— START Dataset extract —
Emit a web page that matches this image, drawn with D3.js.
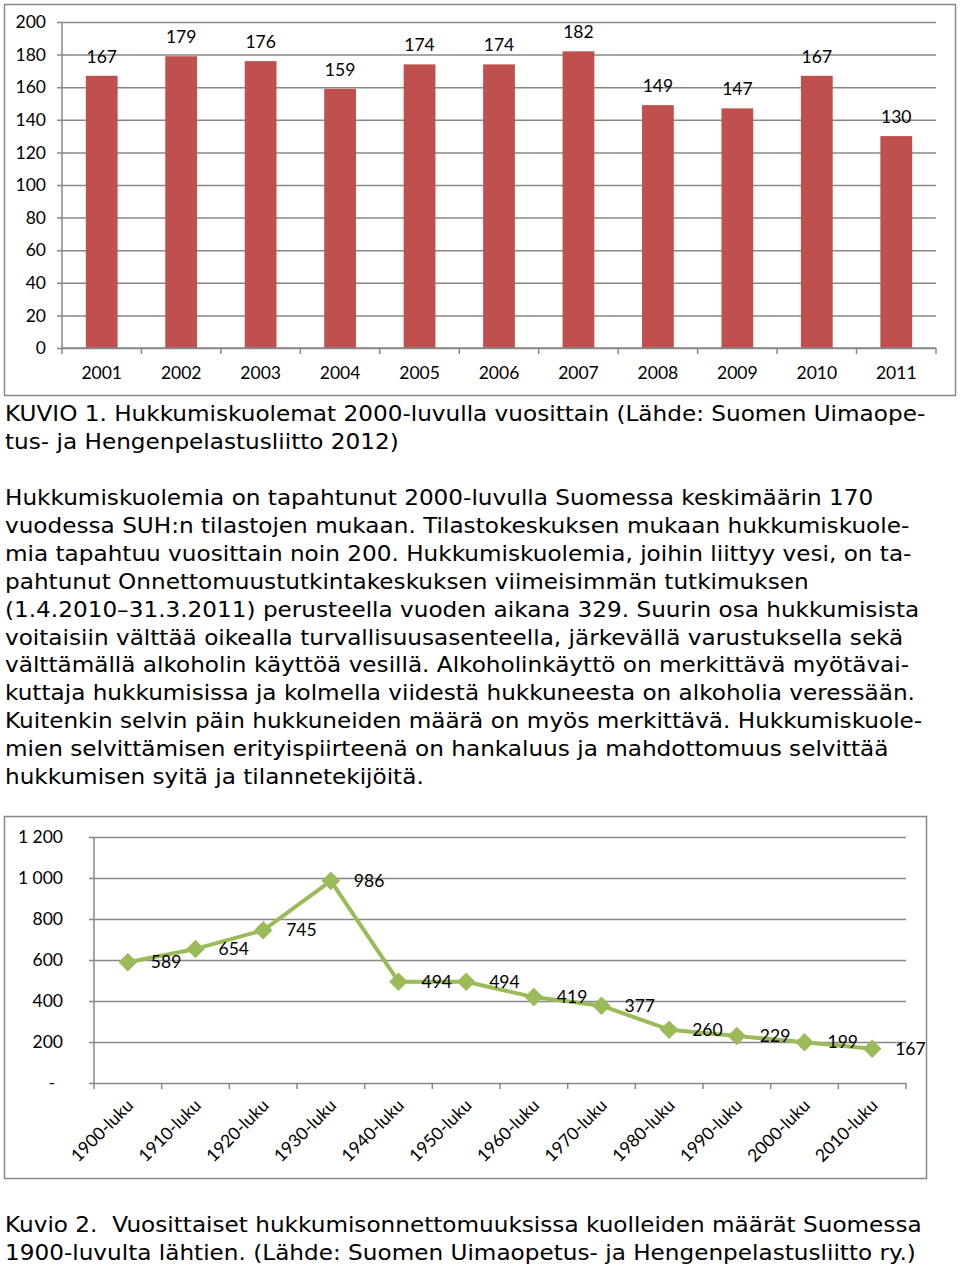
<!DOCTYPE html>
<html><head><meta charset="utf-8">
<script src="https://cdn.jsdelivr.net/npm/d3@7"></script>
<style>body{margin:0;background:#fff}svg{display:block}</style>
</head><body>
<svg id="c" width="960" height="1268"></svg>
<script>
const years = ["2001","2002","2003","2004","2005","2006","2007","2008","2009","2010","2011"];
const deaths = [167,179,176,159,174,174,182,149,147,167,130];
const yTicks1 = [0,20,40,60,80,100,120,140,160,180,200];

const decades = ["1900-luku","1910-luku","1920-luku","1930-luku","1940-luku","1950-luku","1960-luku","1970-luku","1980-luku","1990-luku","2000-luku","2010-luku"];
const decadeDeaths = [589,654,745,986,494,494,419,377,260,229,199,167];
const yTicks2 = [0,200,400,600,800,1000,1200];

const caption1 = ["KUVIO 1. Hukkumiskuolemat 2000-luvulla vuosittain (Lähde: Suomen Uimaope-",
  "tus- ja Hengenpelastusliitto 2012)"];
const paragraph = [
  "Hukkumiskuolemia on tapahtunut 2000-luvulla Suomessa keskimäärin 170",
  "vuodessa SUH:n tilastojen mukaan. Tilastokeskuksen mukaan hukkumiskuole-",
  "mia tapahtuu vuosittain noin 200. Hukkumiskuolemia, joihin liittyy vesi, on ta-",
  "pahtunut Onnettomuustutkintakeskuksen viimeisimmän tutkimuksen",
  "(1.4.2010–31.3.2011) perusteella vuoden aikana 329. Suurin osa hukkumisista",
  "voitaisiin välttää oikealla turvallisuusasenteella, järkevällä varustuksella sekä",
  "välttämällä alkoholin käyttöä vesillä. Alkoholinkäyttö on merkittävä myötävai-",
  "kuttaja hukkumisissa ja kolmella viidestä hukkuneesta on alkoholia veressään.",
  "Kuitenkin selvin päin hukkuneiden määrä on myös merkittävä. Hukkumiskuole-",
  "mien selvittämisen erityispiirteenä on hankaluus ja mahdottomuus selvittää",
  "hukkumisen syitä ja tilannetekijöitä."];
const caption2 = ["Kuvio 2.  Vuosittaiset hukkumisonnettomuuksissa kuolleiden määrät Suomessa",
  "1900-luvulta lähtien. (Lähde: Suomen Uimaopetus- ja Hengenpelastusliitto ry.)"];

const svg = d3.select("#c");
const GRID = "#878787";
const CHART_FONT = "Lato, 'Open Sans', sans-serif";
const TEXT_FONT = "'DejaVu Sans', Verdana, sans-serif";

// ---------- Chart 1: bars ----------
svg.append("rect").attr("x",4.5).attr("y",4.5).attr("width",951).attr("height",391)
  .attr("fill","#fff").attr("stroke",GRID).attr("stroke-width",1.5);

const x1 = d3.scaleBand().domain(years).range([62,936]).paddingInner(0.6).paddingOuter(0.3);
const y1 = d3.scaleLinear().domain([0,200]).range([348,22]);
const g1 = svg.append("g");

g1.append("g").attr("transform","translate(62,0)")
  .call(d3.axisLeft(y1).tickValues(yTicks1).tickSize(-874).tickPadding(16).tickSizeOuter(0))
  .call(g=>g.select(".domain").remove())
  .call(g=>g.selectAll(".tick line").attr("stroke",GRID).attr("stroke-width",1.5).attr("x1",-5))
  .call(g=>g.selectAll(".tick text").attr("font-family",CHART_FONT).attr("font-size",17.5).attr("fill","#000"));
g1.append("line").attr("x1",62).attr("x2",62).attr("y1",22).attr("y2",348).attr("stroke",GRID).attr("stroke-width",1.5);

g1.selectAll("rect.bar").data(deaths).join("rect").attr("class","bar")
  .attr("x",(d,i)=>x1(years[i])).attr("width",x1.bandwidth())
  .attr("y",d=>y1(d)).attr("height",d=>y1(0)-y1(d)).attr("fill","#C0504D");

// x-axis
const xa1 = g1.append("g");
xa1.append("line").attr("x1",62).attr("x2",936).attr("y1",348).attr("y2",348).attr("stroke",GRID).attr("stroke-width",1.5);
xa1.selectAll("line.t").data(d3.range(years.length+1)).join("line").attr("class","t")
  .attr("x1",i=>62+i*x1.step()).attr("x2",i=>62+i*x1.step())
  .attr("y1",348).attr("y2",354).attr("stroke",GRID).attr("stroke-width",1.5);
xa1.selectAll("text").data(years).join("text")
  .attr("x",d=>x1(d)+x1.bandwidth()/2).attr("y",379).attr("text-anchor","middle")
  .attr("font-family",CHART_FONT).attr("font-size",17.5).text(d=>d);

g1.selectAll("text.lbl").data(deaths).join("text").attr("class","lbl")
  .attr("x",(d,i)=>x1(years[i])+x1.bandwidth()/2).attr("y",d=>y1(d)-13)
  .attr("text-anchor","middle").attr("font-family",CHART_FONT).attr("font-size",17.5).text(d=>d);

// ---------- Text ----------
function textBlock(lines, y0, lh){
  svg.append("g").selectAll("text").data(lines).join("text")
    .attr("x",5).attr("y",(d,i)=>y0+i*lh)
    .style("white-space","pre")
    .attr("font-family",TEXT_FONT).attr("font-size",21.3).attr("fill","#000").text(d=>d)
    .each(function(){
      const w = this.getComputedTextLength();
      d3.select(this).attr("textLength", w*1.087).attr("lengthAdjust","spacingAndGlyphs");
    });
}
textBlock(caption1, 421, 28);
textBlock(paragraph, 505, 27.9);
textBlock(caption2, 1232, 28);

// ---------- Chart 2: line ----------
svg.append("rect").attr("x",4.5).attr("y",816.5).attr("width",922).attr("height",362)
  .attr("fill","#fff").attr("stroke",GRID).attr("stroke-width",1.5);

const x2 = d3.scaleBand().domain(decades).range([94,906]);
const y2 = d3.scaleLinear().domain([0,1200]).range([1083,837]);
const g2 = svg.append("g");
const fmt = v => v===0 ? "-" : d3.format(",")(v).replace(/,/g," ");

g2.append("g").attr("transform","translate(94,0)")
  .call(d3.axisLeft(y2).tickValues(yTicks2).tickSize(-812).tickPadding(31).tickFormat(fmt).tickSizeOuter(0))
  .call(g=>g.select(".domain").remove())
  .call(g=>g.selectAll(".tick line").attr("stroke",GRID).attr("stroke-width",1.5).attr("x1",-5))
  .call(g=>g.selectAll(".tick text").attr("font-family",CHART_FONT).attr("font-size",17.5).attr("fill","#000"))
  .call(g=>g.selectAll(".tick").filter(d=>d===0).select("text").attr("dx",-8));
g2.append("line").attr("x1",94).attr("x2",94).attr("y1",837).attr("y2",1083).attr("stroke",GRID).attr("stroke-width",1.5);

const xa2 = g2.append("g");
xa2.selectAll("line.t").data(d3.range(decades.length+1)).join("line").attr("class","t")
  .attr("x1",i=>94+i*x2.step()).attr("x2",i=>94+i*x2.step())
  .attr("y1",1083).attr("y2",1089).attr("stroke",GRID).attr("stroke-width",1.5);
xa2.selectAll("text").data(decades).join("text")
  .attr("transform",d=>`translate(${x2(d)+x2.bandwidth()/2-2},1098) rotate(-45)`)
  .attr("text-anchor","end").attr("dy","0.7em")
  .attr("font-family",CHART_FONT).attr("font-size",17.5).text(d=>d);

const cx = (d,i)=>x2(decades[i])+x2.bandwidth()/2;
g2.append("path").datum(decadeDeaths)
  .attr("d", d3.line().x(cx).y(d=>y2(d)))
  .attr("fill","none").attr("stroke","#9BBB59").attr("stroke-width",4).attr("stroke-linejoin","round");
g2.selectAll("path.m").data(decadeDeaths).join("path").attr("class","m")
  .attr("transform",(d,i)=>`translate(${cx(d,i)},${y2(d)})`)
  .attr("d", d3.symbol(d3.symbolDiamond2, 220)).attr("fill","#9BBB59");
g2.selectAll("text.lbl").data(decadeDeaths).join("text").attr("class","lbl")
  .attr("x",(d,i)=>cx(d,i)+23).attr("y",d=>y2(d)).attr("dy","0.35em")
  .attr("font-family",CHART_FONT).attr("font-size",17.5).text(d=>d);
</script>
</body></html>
— END Dataset extract —
▶ _Work to be completed_
Tell how many lines hold the string "this", giving the number and nothing else.

▶ _Correct answer_
3